Jan 28, 2003 | Despite the looming threat of repeated failure, people as a people are wildly optimistic about their prospects for love. In fact, get enough drinks in them, and just before they try to hug you, a surprising number of people will confess to a heartfelt belief that love is all there is in this crazy, mixed-up slag heap of a world.

While this belief is not entirely our fault, it's nothing to be proud of, either. Children who watch too much television harbor similar beliefs about sugary breakfast cereals, and we don't think them adorably romantic. What is love, anyway, aside from a liquor-fueled period of psychosis counteracted with a lifetime's worth of received romantic notions and a tingling sensation in the pants? Of course, it's love's mysterious qualities that account for a large part of its enduring entertainment value. Most of us are attracted to rare and mysterious things, like truffles and Greta Garbo. Too much information is almost always a turnoff. (Note how "Foie Gras" sounds delightful, yet "Spreadable Ruptured Liver" does not.) In fact, love is a nightmare of compromise and generosity.

Still, when it goes wrong, when it fails to appear, or when it comes home blind drunk at three A.M. and pees on the bed, we experience disappointment and a crushing sense of failure. This causes many of us to suffer from what my mother (a picturesque foreigner) amusingly calls "low self-steam." We blame ourselves. We vow to embark on a vigorous self-improvement program the very next day. We may even purchase a self-help manual, or maybe a mug with an encouraging saying on it. But the path to self-improvement can be an expensive and hazardous row to hoe, assuming one would even want to hoe a row in the first place. Most of us, on consideration, would prefer not to.

In such a climate, it is not easy to talk about serial monogamy. For one thing, we don't have the words. Look up the word "relationship" in the thesaurus, and right away you'll see the problem. "Blood relation" doesn't do it, unless you have an attractive cousin and have decided to take advantage of recent changes in the law. "Connection" seems a weak and rather tepid alternative, given the highly volatile nature of this particular type of "connection." "Dating" -- an antiquated word that refers to something people did in the fifties and stopped doing once it became okay to openly sleep around -- doesn't describe it either. Relationships can begin as early as the first "date," even if that "date," as such, never takes place.

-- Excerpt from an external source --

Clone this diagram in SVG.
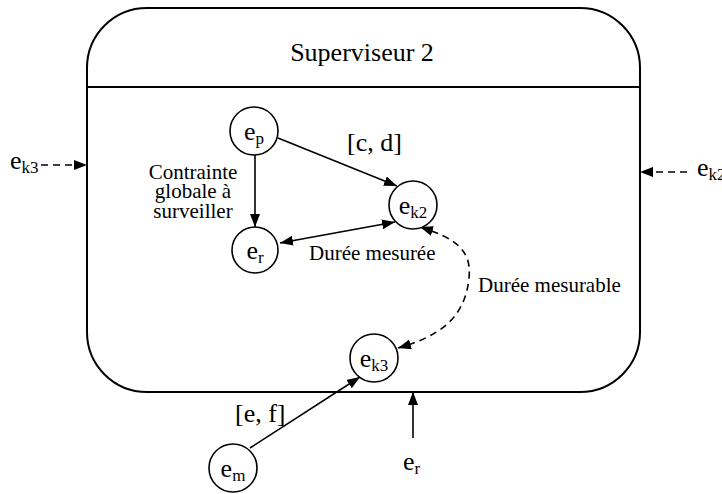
<svg xmlns="http://www.w3.org/2000/svg" width="722" height="494" viewBox="0 0 722 494" font-family="'Liberation Serif', 'Times New Roman', serif">
<defs>
<marker id="ah" markerUnits="userSpaceOnUse" markerWidth="14" markerHeight="11" refX="13" refY="5" orient="auto-start-reverse">
<path d="M0,0 L13,5 L0,10 z" fill="#000"/>
</marker>
<style>
text{font-family:'Liberation Serif','Times New Roman',serif;fill:#000}
.node circle{fill:#fff;stroke:#000;stroke-width:1.6}
.lbl{font-size:26px;text-anchor:middle}
.sub{font-size:17px}
.edge{fill:none;stroke:#000;stroke-width:1.6}
.dash{stroke-dasharray:7,5}
.t21{font-size:21px}
.t26{font-size:26px}
</style>
</defs>
<rect width="722" height="494" fill="#fff"/>
<g id="superviseur">
<rect x="87" y="8" width="553" height="384" rx="60" ry="60" fill="none" stroke="#000" stroke-width="2"/>
<line x1="87" y1="87" x2="640" y2="87" stroke="#000" stroke-width="2"/>
<text class="t26" x="362" y="61" text-anchor="middle">Superviseur 2</text>
</g>
<g id="connectors">
<line class="edge" x1="255" y1="155" x2="255" y2="227" marker-end="url(#ah)"/>
<line class="edge" x1="278" y1="138" x2="397" y2="186" marker-end="url(#ah)"/>
<line class="edge" x1="280" y1="243" x2="395" y2="222" marker-start="url(#ah)" marker-end="url(#ah)"/>
<path class="edge dash" d="M420,227 C455,238 472,250 469,278 C465,318 440,336 398,348" marker-start="url(#ah)" marker-end="url(#ah)"/>
<line class="edge" x1="250" y1="448" x2="360" y2="377" marker-end="url(#ah)"/>
<line class="edge" x1="413" y1="438" x2="413" y2="392" marker-end="url(#ah)"/>
<line class="edge dash" x1="41" y1="165" x2="87" y2="165" marker-end="url(#ah)"/>
<line class="edge dash" x1="687" y1="172" x2="640" y2="172" marker-end="url(#ah)"/>
</g>
<g id="node-ep" class="node"><circle cx="254" cy="131" r="24"/><text class="lbl" x="254" y="140">e<tspan class="sub" dy="4">p</tspan></text></g>
<g id="node-er" class="node"><circle cx="255" cy="250" r="23"/><text class="lbl" x="255" y="259">e<tspan class="sub" dy="4">r</tspan></text></g>
<g id="node-ek2" class="node"><circle cx="413" cy="205" r="24"/><text class="lbl" x="413" y="214">e<tspan class="sub" dy="4">k2</tspan></text></g>
<g id="node-ek3" class="node"><circle cx="374" cy="358" r="24"/><text class="lbl" x="374" y="367">e<tspan class="sub" dy="4">k3</tspan></text></g>
<g id="node-em" class="node"><circle cx="233" cy="468" r="24"/><text class="lbl" x="233" y="477">e<tspan class="sub" dy="4">m</tspan></text></g>
<g id="labels">
<text class="t21" x="193" y="179" text-anchor="middle">Contrainte</text>
<text class="t21" x="193" y="198" text-anchor="middle">globale à</text>
<text class="t21" x="193" y="218" text-anchor="middle">surveiller</text>
<text class="t26" x="347" y="151">[c, d]</text>
<text class="t21" x="309" y="260">Durée mesurée</text>
<text class="t21" x="478" y="292">Durée mesurable</text>
<text class="t26" x="235" y="422">[e, f]</text>
<text class="t26" x="10" y="169">e<tspan class="sub" dy="4">k3</tspan></text>
<text class="t26" x="697" y="176">e<tspan class="sub" dy="4">k2</tspan></text>
<text class="t26" x="403" y="470">e<tspan class="sub" dy="4">r</tspan></text>
</g>
</svg>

"Do You Love Me or Am I Just Paranoid? The Serial Monogamist's Guide to Love"

By Carina Chocano
Villard Books
150 pages

Buy this book

But where are the words for that thing that happens when you meet someone (say, in college or at your first job or through a friend), hang out for a few weeks, keep hanging out for a few more years, and move in together, making sure not to purchase any big-ticket items together without holding on to the receipts? And what box do you check on your insurance forms when you've been living with the same person for five years but still aren't sure you want to get married because there are some things you have to work on first?

You know. Relationships. What's another word for them? It may very well be a semantic problem. As words go, "relationship" is conveniently elastic, and can be used to describe any number of associations, connections, affiliations, dalliances, flings, flirtations, long- and short-term bonds. In almost every instance, it is used to describe ambivalent sexual liaisons that are neither legally binding nor particularly exciting.

It is not known, exactly, when the word "relationship" came to replace other, more descriptive, terms like "courtship," "engagement," "marriage," "illicit extramarital love affair," and "rebound." Experts trace its modern usage back to a time when people were no longer forced to conduct their love affairs in private, but were still too embarrassed to use the word "lover" in public. Thankfully, this is still the case.

I do not claim to be an expert in the field of successful relationships. But if any subject lends itself to the sort of indolent, poorly researched, and whimsically half-cocked theories I will put forth in this mercifully slim volume, it's the practice of segueing from one committed relationship to another without pausing to consider why one is segueing from one committed relationship to another.

Is there advice contained in this book? Yes, but it's terrible. On the other hand, it's probably just the sort you generally give yourself, so there's no hard work involved. If you follow it, you will learn how to leap blindly from relationship to relationship, how to ignore your better instincts, how to drag out a doomed affair, how to enter into an exciting rebound, how to make the most of your ex-girlfriend persona, and more -- just like you've been doing all along. The fact is that serial monogamy is now the norm. Consequently, there's no reason to keep looking upon it as some kind of repetitive failure pattern. Maybe we should just start regarding it as a flower pattern or paisley.